Inside the bud was hidden a miniature imperial crown, studded with diamonds, with two cabochon rubies (lost). The rose was made by one of the leading craftsmen of the company, Mikhail Perkhin, and it was the first mechanical surprise: the petals open when you press a small button on the stem.
Precious basket with lilies of the valley
In 1896, at the All-Russian Fair in Nizhny Novgorod, merchants presented the Empress with a precious basket of lilies of the valley from Faberge.
This gift was one of the most beloved and always stood on a table in the Alexander Palace. After the revolution, probably among other Faberge products, the basket was sold abroad and ended up in the collection of Mathilde Geddings, after whose death it was transferred to the collection of the Metropolitan Museum of Art.
Egg “Lilies of the valley”
In 1898, Alexandra Fedorovna again received an item with lilies of the valley as a gift. It was one of the most beautiful Faberge Easter eggs – the Lily of the Valley egg, which is now in the collection of the Faberge Museum in St. Petersburg.
The shell of the egg is covered with transparent pink enamel on a guilloche background, decorated with stripes of diamonds and braided with lilies of the valley on golden stems with green enamel leaves and pearl flowers. On the petals of lilies of the valley, like morning dew, diamonds shine. The surprise of the egg is miniature portraits of the three dearest people to Alexandra Feodorovna – her husband and two eldest daughters: Olga and Tatiana.
The shell of the egg is covered with transparent pink enamel on a guilloche background, decorated with stripes of diamonds and braided with lilies of the valley on golden stems with green enamel leaves and pearl flowers. On the petals of lilies of the valley, like morning dew, diamonds shine. The surprise of the egg is miniature portraits of the three dearest people to Alexandra Feodorovna – her husband and two eldest daughters: Olga and Tatiana.
Egg “Basket of Flowers”
Another elegant flower gift to Alexandra Feodorovna for Easter was the Basket of Flowers egg ordered by Nicholas II in 1901.

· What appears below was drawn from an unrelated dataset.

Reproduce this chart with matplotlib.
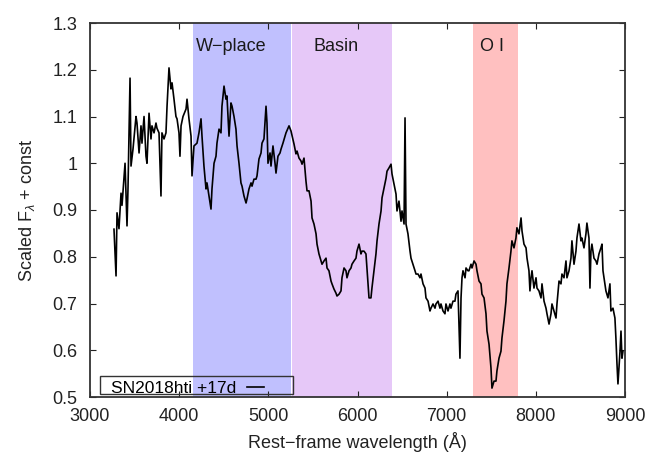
import matplotlib
matplotlib.use("Agg")
import matplotlib.pyplot as plt
from matplotlib.patches import Rectangle

plt.rcParams['font.family'] = ['Liberation Sans', 'DejaVu Sans']
plt.rcParams['mathtext.fontset'] = 'custom'
plt.rcParams['mathtext.rm'] = 'Liberation Sans'
plt.rcParams['mathtext.it'] = 'Liberation Sans:italic'

wavelength = [
    3269, 3292, 3303, 3325, 3348, 3359, 3393, 3415, 3426, 3449, 3460, 3482, 3516, 3527, 3550,
    3572, 3583, 3606, 3628, 3639, 3662, 3684, 3695, 3718, 3740, 3751, 3774, 3796, 3807, 3830,
    3852, 3864, 3886, 3908, 3920, 3942, 3964, 3976, 3998, 4009, 4021, 4043, 4077, 4088, 4110,
    4133, 4144, 4166, 4200, 4222, 4245, 4256, 4278, 4301, 4312, 4335, 4357, 4368, 4391, 4413,
    4424, 4447, 4469, 4480, 4503, 4525, 4536, 4559, 4581, 4593, 4615, 4637, 4649, 4671, 4693,
    4705, 4727, 4750, 4761, 4783, 4806, 4817, 4839, 4862, 4873, 4895, 4918, 4929, 4951, 4974,
    4985, 4996, 5019, 5030, 5052, 5075, 5086, 5108, 5131, 5142, 5164, 5187, 5198, 5232, 5254,
    5288, 5310, 5322, 5344, 5366, 5378, 5400, 5422, 5434, 5456, 5479, 5490, 5512, 5535, 5546,
    5568, 5591, 5602, 5624, 5647, 5658, 5680, 5703, 5714, 5736, 5759, 5770, 5793, 5815, 5826,
    5849, 5871, 5882, 5905, 5927, 5938, 5961, 5983, 5994, 6017, 6039, 6050, 6073, 6095, 6106,
    6129, 6151, 6162, 6185, 6207, 6219, 6241, 6264, 6275, 6297, 6320, 6331, 6353, 6376, 6387,
    6409, 6432, 6443, 6465, 6488, 6499, 6522, 6533, 6544, 6566, 6589, 6600, 6622, 6645, 6656,
    6679, 6701, 6712, 6735, 6757, 6768, 6791, 6813, 6824, 6847, 6869, 6880, 6903, 6925, 6936,
    6959, 6981, 6992, 7015, 7037, 7048, 7071, 7093, 7104, 7127, 7149, 7161, 7172, 7183, 7206,
    7217, 7239, 7250, 7273, 7284, 7307, 7329, 7340, 7363, 7385, 7396, 7419, 7441, 7452, 7475,
    7497, 7508, 7531, 7553, 7564, 7587, 7609, 7620, 7643, 7665, 7676, 7699, 7721, 7732, 7755,
    7777, 7788, 7811, 7834, 7845, 7867, 7890, 7901, 7923, 7934, 7946, 7957, 7979, 8002, 8013,
    8035, 8058, 8069, 8092, 8114, 8125, 8148, 8170, 8181, 8204, 8226, 8237, 8260, 8282, 8293,
    8316, 8338, 8349, 8372, 8394, 8405, 8428, 8450, 8461, 8484, 8506, 8517, 8540, 8562, 8573,
    8596, 8607, 8618, 8629, 8652, 8674, 8686, 8708, 8730, 8742, 8753, 8775, 8786, 8809, 8831,
    8842, 8865, 8887, 8898, 8910, 8921, 8944, 8955, 8966, 8977,
]

flux = [
    0.859, 0.759, 0.894, 0.860, 0.936, 0.910, 1.000, 0.866, 0.945, 1.182, 0.994, 1.030, 1.100, 1.086, 1.022,
    1.080, 1.043, 1.100, 1.015, 1.000, 1.107, 1.052, 1.080, 1.065, 1.086, 1.075, 1.065, 0.930, 1.065, 1.052,
    1.065, 1.122, 1.204, 1.159, 1.172, 1.137, 1.100, 1.095, 1.065, 1.015, 1.080, 1.100, 1.116, 1.137, 1.095,
    1.058, 0.973, 1.037, 1.043, 1.065, 1.095, 1.058, 0.994, 0.945, 0.958, 0.930, 0.902, 0.945, 1.000, 1.015,
    1.043, 1.073, 1.065, 1.122, 1.165, 1.137, 1.144, 1.058, 1.129, 1.122, 1.100, 1.073, 1.037, 1.000, 0.958,
    0.951, 0.930, 0.915, 0.924, 0.945, 0.958, 0.951, 0.966, 0.966, 0.973, 1.009, 1.022, 1.043, 1.052, 1.122,
    1.086, 1.000, 1.022, 0.994, 1.037, 1.000, 0.979, 1.015, 1.022, 1.030, 1.043, 1.058, 1.065, 1.080, 1.069,
    1.041, 1.020, 1.026, 1.011, 1.005, 0.998, 1.011, 0.962, 0.941, 0.941, 0.919, 0.883, 0.870, 0.849, 0.827,
    0.806, 0.791, 0.784, 0.791, 0.797, 0.776, 0.770, 0.748, 0.742, 0.731, 0.722, 0.716, 0.720, 0.727, 0.755,
    0.776, 0.770, 0.755, 0.770, 0.776, 0.784, 0.791, 0.797, 0.812, 0.827, 0.806, 0.812, 0.812, 0.806, 0.776,
    0.712, 0.712, 0.733, 0.770, 0.806, 0.834, 0.870, 0.898, 0.926, 0.947, 0.968, 0.983, 0.990, 0.998, 0.977,
    0.956, 0.934, 0.898, 0.919, 0.876, 0.898, 0.870, 1.097, 0.870, 0.849, 0.812, 0.797, 0.784, 0.770, 0.763,
    0.763, 0.755, 0.763, 0.742, 0.733, 0.712, 0.705, 0.684, 0.690, 0.699, 0.690, 0.699, 0.705, 0.690, 0.699,
    0.684, 0.678, 0.699, 0.684, 0.699, 0.690, 0.705, 0.705, 0.720, 0.727, 0.583, 0.712, 0.755, 0.770, 0.755,
    0.776, 0.770, 0.770, 0.784, 0.776, 0.791, 0.784, 0.770, 0.748, 0.742, 0.720, 0.712, 0.678, 0.641, 0.613,
    0.562, 0.519, 0.534, 0.534, 0.556, 0.583, 0.598, 0.626, 0.663, 0.705, 0.742, 0.776, 0.812, 0.834, 0.819,
    0.840, 0.862, 0.849, 0.883, 0.855, 0.827, 0.819, 0.797, 0.770, 0.727, 0.755, 0.770, 0.733, 0.755, 0.733,
    0.727, 0.712, 0.742, 0.705, 0.690, 0.678, 0.656, 0.678, 0.699, 0.684, 0.669, 0.699, 0.748, 0.742, 0.763,
    0.755, 0.791, 0.755, 0.770, 0.797, 0.834, 0.784, 0.812, 0.840, 0.870, 0.834, 0.840, 0.819, 0.849, 0.872,
    0.840, 0.733, 0.812, 0.827, 0.797, 0.791, 0.784, 0.806, 0.819, 0.827, 0.770, 0.742, 0.727, 0.712, 0.742,
    0.684, 0.690, 0.669, 0.626, 0.571, 0.528, 0.598, 0.641, 0.583, 0.598,
]

band_names = ["W\u2212place", "Basin", "O I"]
band_starts = [4150, 5270, 7290]
band_ends = [5250, 6385, 7800]
band_colors = ["#c0c0fe", "#e6c8f8", "#ffc0c0"]
band_label_x = [4580, 5760, 7510]
band_label_y = 1.25

x_ticks = [3000, 4000, 5000, 6000, 7000, 8000, 9000]
y_ticks = [0.5, 0.6, 0.7, 0.8, 0.9, 1.0, 1.1, 1.2, 1.3]
y_tick_labels = ["0.5", "0.6", "0.7", "0.8", "0.9", "1", "1.1", "1.2", "1.3"]
series_label = "SN2018hti +17d"

FS = 13

fig = plt.figure(figsize=(6.54, 4.58), dpi=100)
ax = fig.add_axes([90 / 654, 1 - 397 / 458, (625 - 90) / 654, (397 - 23) / 458])

for s, e, c in zip(band_starts, band_ends, band_colors):
    ax.axvspan(s, e, color=c, lw=0, zorder=0)
for name, bx in zip(band_names, band_label_x):
    ax.text(bx, band_label_y, name, ha="center", va="center", fontsize=FS, color="#1a1a1a")

line, = ax.plot(wavelength, flux, color="black", lw=1.2, label=series_label, zorder=3)

ax.set_xlim(3000, 9000)
ax.set_ylim(0.5, 1.3)
ax.set_xticks(x_ticks)
ax.set_yticks(y_ticks)
ax.set_yticklabels(y_tick_labels)
ax.tick_params(direction="in", length=4, width=0.8, top=True, right=True,
               labelsize=FS, colors="#222222")
ax.tick_params(axis="x", pad=8)
ax.tick_params(axis="y", pad=9)
for sp in ax.spines.values():
    sp.set_color("#333333")
    sp.set_linewidth(1.3)

ax.set_xlabel("Rest\u2212frame wavelength (Å)", fontsize=FS, color="#222222", labelpad=5)
ax.set_ylabel("Scaled F$_\\lambda$ + const", fontsize=FS, color="#222222", labelpad=11)

# legend box (gnuplot-style, transparent with border)
ax.add_patch(Rectangle((0.019, 0.008), 0.36, 0.048, transform=ax.transAxes,
                       fill=False, edgecolor="#333333", lw=1.0, zorder=4))
leg = ax.legend(handles=[line], labels=[series_label], loc="lower right",
                bbox_to_anchor=(0.348, -0.030), frameon=False, markerfirst=False,
                handlelength=1.0, handletextpad=0.6, fontsize=12.5, borderpad=0.2)
leg.set_zorder(5)

fig.savefig("out.png", dpi=100)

The empress liked the bouquet of wild spring flowers very much, since at that moment she already had several Faberge flower sketches. The Basket of Flowers egg was a vase containing pansies, cornflowers, daisies, oats and various herbs. The vase is covered with white enamel and decorated with a twisted gold lattice with an oval handle, inlaid with diamonds.
After the revolution of 1917, the “Basket of Flowers” egg was taken from the Anichkov Palace to the Armory Chamber, and later came into the possession of the Antikvariat office, which in 1933 sold the egg to an unknown buyer. In the same year, the product was purchased by Queen Mary of Great Britain, but the invoice for the purchase has not been preserved.
Dandelion Faberge
Three more sketches were sold at Sotheby’s Russian auction last year. One of them is a rare apple blossom. According to the inventory number and information in Faberge’s ledgers, the flower was purchased on May 1, 1913 by Grand Dukes Andrei Vladimirovich, Boris Vladimirovich, Kirill Vladimirovich and his wife, Grand Duchess Victoria Feodorovna. Probably the flower was a gift to the Grand Duchess Maria Pavlovna on her birthday on May 2. The product cost the grand dukes 800 rubles, which was one of the highest prices for such products (the average price of Faberge flowers, which were bought by Maria Feodorovna, Nicholas II and Alexandra Feodorovna, was 250-350 rubles).
Members of the Russian Imperial House were so fond of Faberge flowers that, according to the inventory of 1917, only Maria Pavlovna had 34 sketches. In total, there were many times more of them, the Romanovs at the beginning of the 20th century were the largest collectors of flower studies.
Faberge’s activities ceased after the revolution, but until the last days the company continued to create flower studies, many of which have survived to this day and are a clear evidence of the highest skill of the legendary jewelry company.